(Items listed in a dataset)
○ ○ ○ ○ ○ ○ ○
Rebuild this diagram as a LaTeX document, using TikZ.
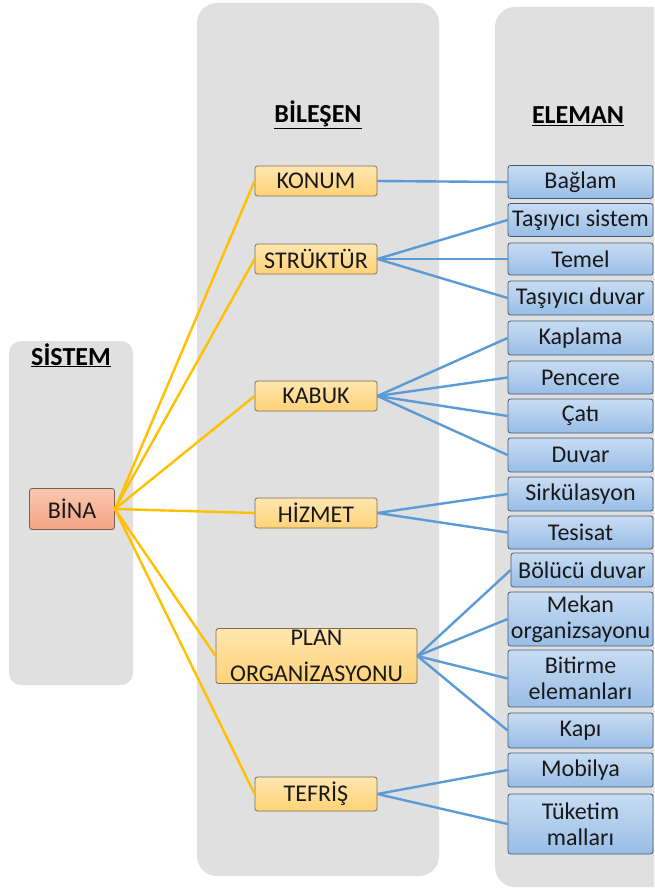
\documentclass[tikz,border=0pt]{standalone}
\usepackage{fontspec}
\setmainfont{Carlito}
\definecolor{panelgray}{RGB}{224,224,224}
\definecolor{linkorange}{RGB}{255,192,0}
\definecolor{linkblue}{RGB}{91,155,213}
\definecolor{compTop}{RGB}{255,230,176}
\definecolor{compBot}{RGB}{255,210,120}
\definecolor{compLine}{RGB}{128,110,80}
\definecolor{elemTop}{RGB}{200,220,243}
\definecolor{elemBot}{RGB}{152,189,230}
\definecolor{elemLine}{RGB}{70,90,115}
\definecolor{sysTop}{RGB}{250,200,176}
\definecolor{sysBot}{RGB}{243,163,130}
\definecolor{sysLine}{RGB}{120,95,85}
\begin{document}
\begin{tikzpicture}[x=1pt,y=-1pt,
  boxtext/.style={font=\fontsize{24}{26}\selectfont, text=black!90, inner sep=0pt, align=center},
  compbox/.style={boxtext, draw=compLine, line width=0.8pt, rounded corners=2.5pt,
    top color=compTop, bottom color=compBot, minimum width=122pt, minimum height=30pt},
  elembox/.style={boxtext, draw=elemLine, line width=0.8pt, rounded corners=2.5pt,
    top color=elemTop, bottom color=elemBot, minimum width=145pt, minimum height=33pt},
  sysbox/.style={boxtext, draw=sysLine, line width=0.8pt, rounded corners=2.5pt,
    top color=sysTop, bottom color=sysBot, minimum width=85pt, minimum height=41pt},
  header/.style={font=\fontsize{26}{28}\bfseries\selectfont, text=black, anchor=base, inner sep=0pt},
  orangelink/.style={draw=linkorange, line width=2.4pt},
  bluelink/.style={draw=linkblue, line width=2.4pt}
]
\useasboundingbox (0,0) rectangle (654,888);
\clip (0,0) rectangle (654,888);

% column backgrounds
\fill[panelgray, rounded corners=12pt] (9,341) rectangle (133,685);
\fill[panelgray, rounded corners=20pt] (197,3) rectangle (439,876);
\fill[panelgray, rounded corners=20pt] (495,7) rectangle (680,887);

% column headers
\node[header] (hsistem) at (71,365) {\underline{SİSTEM}};
\node[header] (hbilesen) at (318,122) {\underline{BİLEŞEN}};
\node[header] (heleman) at (578,124) {\underline{ELEMAN}};

% system
\node[sysbox] (bina) at (72,509) {BİNA};

% components
\node[compbox] (konum) at (316,181) {KONUM};
\node[compbox] (struktur) at (316,259) {STRÜKTÜR};
\node[compbox] (kabuk) at (316,396) {KABUK};
\node[compbox] (hizmet) at (316,513) {HİZMET};
\node[compbox, minimum width=201pt, minimum height=55pt] (plan) at (316.5,656) {PLAN\\[10pt]ORGANİZASYONU};
\node[compbox, minimum height=34pt] (tefris) at (316,794) {TEFRİŞ};

% elements
\node[elembox] (baglam) at (580.5,182) {Bağlam};
\node[elembox] (tasisistem) at (580.5,220) {Taşıyıcı sistem};
\node[elembox, minimum height=32pt] (temel) at (580.5,259) {Temel};
\node[elembox, minimum height=34pt] (tasiduvar) at (580.5,298) {Taşıyıcı duvar};
\node[elembox, minimum height=34pt] (kaplama) at (580.5,338) {Kaplama};
\node[elembox] (pencere) at (580.5,377.5) {Pencere};
\node[elembox, minimum height=34pt] (cati) at (580.5,416) {Çatı};
\node[elembox, minimum height=34pt] (duvar) at (580.5,455) {Duvar};
\node[elembox, minimum height=34pt] (sirkulasyon) at (580.5,494) {Sirkülasyon};
\node[elembox] (tesisat) at (580.5,532.5) {Tesisat};
\node[elembox, minimum width=142pt, minimum height=34pt] (bolucu) at (582,570) {Bölücü duvar};
\node[elembox, minimum height=54pt] (mekan) at (580.5,619) {Mekan\\organizsayonu};
\node[elembox, minimum height=57pt] (bitirme) at (580.5,678.5) {Bitirme\\elemanları};
\node[elembox, minimum height=35pt] (kapi) at (580.5,730.5) {Kapı};
\node[elembox, minimum height=34pt] (mobilya) at (580.5,770) {Mobilya};
\node[elembox, minimum height=60pt] (tuketim) at (580.5,824) {Tüketim\\malları};

% system to components
\foreach \c in {konum,struktur,kabuk,hizmet,plan,tefris}
  \draw[orangelink] (bina.east) -- (\c.west);

% components to elements
\draw[bluelink] (konum.east) -- (baglam.west);
\foreach \e in {tasisistem,temel,tasiduvar}
  \draw[bluelink] (struktur.east) -- (\e.west);
\foreach \e in {kaplama,pencere,cati,duvar}
  \draw[bluelink] (kabuk.east) -- (\e.west);
\foreach \e in {sirkulasyon,tesisat}
  \draw[bluelink] (hizmet.east) -- (\e.west);
\foreach \e in {bolucu,mekan,bitirme,kapi}
  \draw[bluelink] (plan.east) -- (\e.west);
\foreach \e in {mobilya,tuketim}
  \draw[bluelink] (tefris.east) -- (\e.west);
\end{tikzpicture}
\end{document}
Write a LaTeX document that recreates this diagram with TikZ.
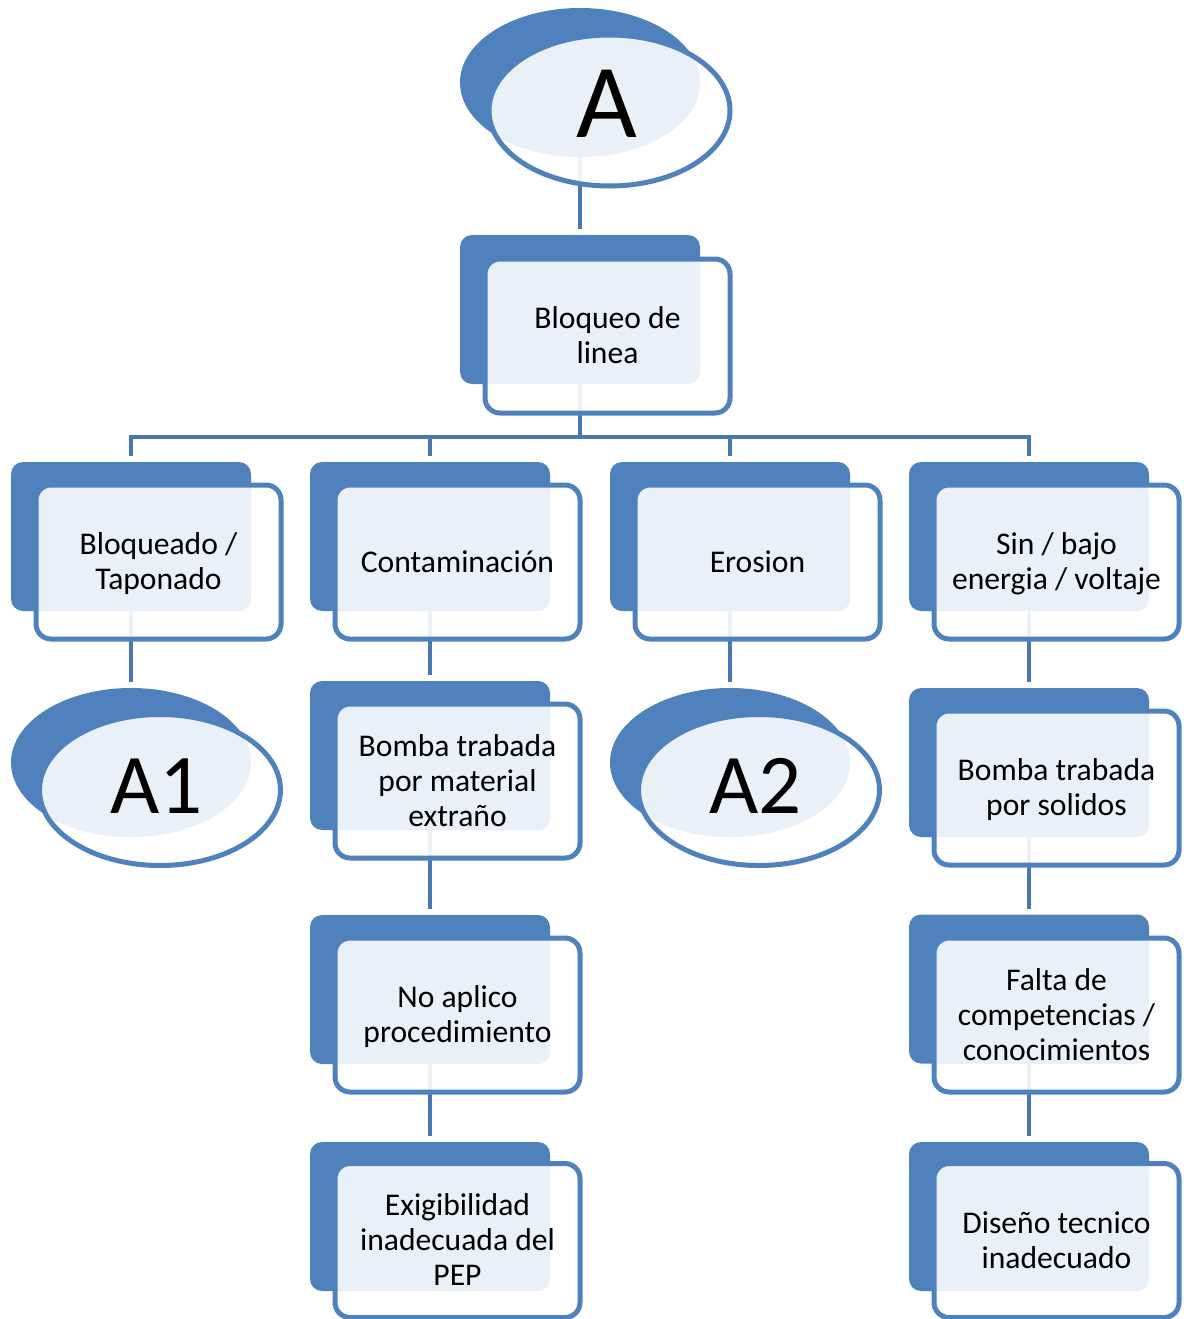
\documentclass[tikz,border=0pt]{standalone}
\usepackage{fontspec}
\setmainfont{Carlito}
\usetikzlibrary{shapes.geometric}

\definecolor{accent}{HTML}{4F81BD}
\definecolor{wire}{HTML}{4A78B0}
\definecolor{paleblue}{HTML}{EAF0F8}

\pgfdeclarelayer{background}
\pgfsetlayers{background,main}

\tikzset{
  backbox/.style={rectangle, fill=accent, rounded corners=12pt,
    minimum width=240pt, minimum height=149pt, inner sep=0pt, outer sep=0pt},
  frontbox/.style={rectangle, fill=white, fill opacity=0.91, rounded corners=15pt,
    minimum width=245pt, minimum height=154pt, inner sep=0pt, outer sep=0pt},
  backoval/.style={ellipse, fill=accent,
    minimum width=240pt, minimum height=149pt, inner sep=0pt, outer sep=0pt},
  frontoval/.style={ellipse, fill=white, fill opacity=0.91,
    minimum width=241pt, minimum height=151pt, inner sep=0pt, outer sep=0pt},
  rim/.style={draw=accent, line width=5pt},
  boxtext/.style={font=\fontsize{31.6}{35}\selectfont, align=center, inner sep=0pt},
  ovaltext/.style={inner sep=0pt, anchor=base},
  wirepath/.style={draw=wire, line width=4.8pt, shorten >=6pt},
}

% #1 name, #2 back centre, #3 front centre, #4 label
\newcommand{\causebox}[4]{%
  \node[backbox] (#1) at (#2) {};
  \node[frontbox] (#1f) at (#3) {};
  \begin{scope}
    \clip[rounded corners=15pt] (#1f.south west) rectangle (#1f.north east);
    \fill[paleblue, rounded corners=12pt] (#1.south west) rectangle (#1.north east);
  \end{scope}
  \draw[rim, rounded corners=15pt] (#1f.south west) rectangle (#1f.north east);
  \node[boxtext] (#1t) at ([yshift=-3pt]#1f.center) {\strut #4\strut};
}

% #1 name, #2 back centre, #3 front centre, #4 label base point, #5 label, #6 size
\newcommand{\refoval}[6]{%
  \node[backoval] (#1) at (#2) {};
  \node[frontoval] (#1f) at (#3) {};
  \begin{scope}
    \clip (#1f.center) ellipse [x radius=120.5pt, y radius=75.5pt];
    \fill[paleblue] (#1.center) ellipse [x radius=120pt, y radius=74.5pt];
  \end{scope}
  \draw[rim] (#1f.center) ellipse [x radius=120.5pt, y radius=75.5pt];
  \node[ovaltext, font=\fontsize{#6}{#6}\selectfont] (#1t) at (#4) {#5};
}

\begin{document}
\begin{tikzpicture}[x=1pt, y=-1pt]
\useasboundingbox (0,0) rectangle (1183,1319);

% root and first split
\refoval{top}{580,82.5}{609.5,110.5}{607,138}{A}{105}
\causebox{lvl0}{580,309.5}{607.5,336}{Bloqueo de\\linea}

% causes
\causebox{c1}{131,536.5}{158.5,562}{Bloqueado /\\Taponado}
\causebox{c2}{430,536.5}{457.5,562}{Contaminación}
\causebox{c3}{730,536.5}{757.5,562}{Erosion}
\causebox{c4}{1029,536.5}{1056.5,562}{Sin / bajo\\energia / voltaje}

% second level
\refoval{a1}{131,762.5}{160,790}{156.5,813}{A1}{85}
\causebox{m2}{430,755.5}{457.5,781}{Bomba trabada\\por material\\extraño}
\refoval{a2}{730,762.5}{759,790}{755.5,813}{A2}{85}
\causebox{m4}{1029,762.5}{1056.5,788}{Bomba trabada\\por solidos}

% third level
\causebox{n2}{430,989.5}{457.5,1015}{No aplico\\procedimiento}
\causebox{n4}{1029,989}{1056.5,1015}{Falta de\\competencias /\\conocimientos}

% fourth level
\causebox{p2}{430,1216.5}{457.5,1240.5}{Exigibilidad\\inadecuada del\\PEP}
\causebox{p4}{1029,1216.5}{1056.5,1240.5}{Diseño tecnico\\inadecuado}

% connectors, under the shapes
\begin{pgfonlayer}{background}
  \draw[wirepath] (top.south) -- (lvl0.north);
  \coordinate (bus) at (580,437);
  \foreach \c in {c1,c2,c3,c4}
    \draw[wirepath] (lvl0.south) -- (bus) -| (\c.north);
  \draw[wirepath] (c1.south) -- (a1.north);
  \draw[wirepath] (c2.south) -- (m2.north);
  \draw[wirepath] (m2.south) -- (n2.north);
  \draw[wirepath] (n2.south) -- (p2.north);
  \draw[wirepath] (c3.south) -- (a2.north);
  \draw[wirepath] (c4.south) -- (m4.north);
  \draw[wirepath] (m4.south) -- (n4.north);
  \draw[wirepath] (n4.south) -- (p4.north);
\end{pgfonlayer}
\end{tikzpicture}
\end{document}
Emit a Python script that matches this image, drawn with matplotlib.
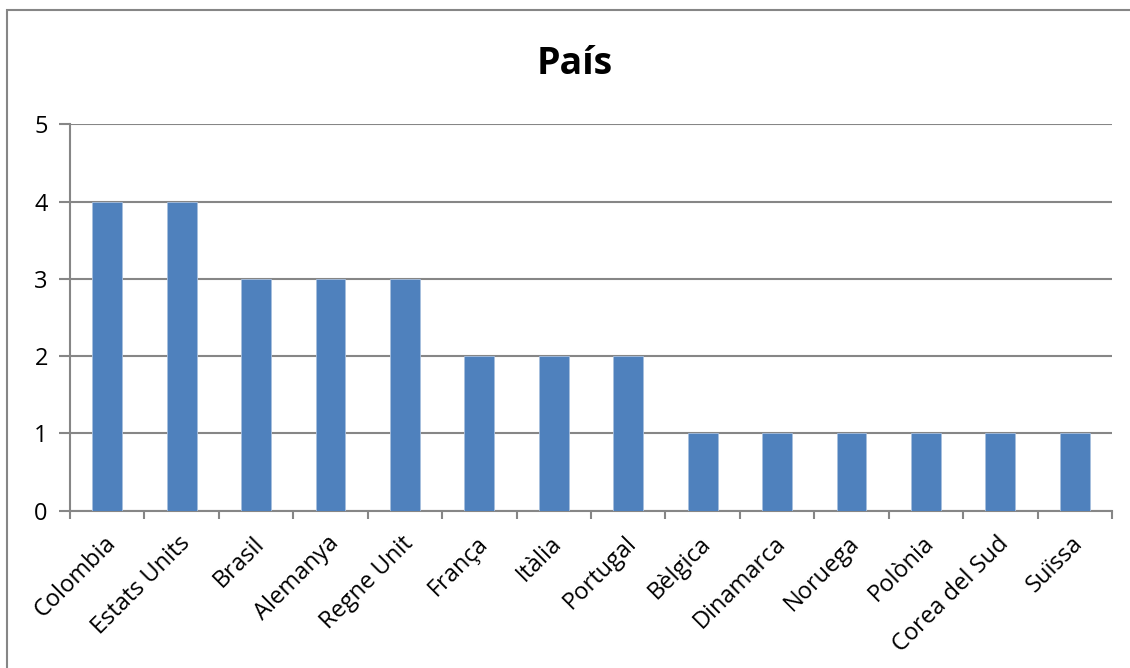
○ ○ ○ ○ ○ ○ ○
● Your objective: Only lines with the word "LaTeX" should be collected from the material.

● Reply to the exercise:
Rebuild this diagram as a LaTeX document, using TikZ.
Write a LaTeX document that recreates this diagram with TikZ.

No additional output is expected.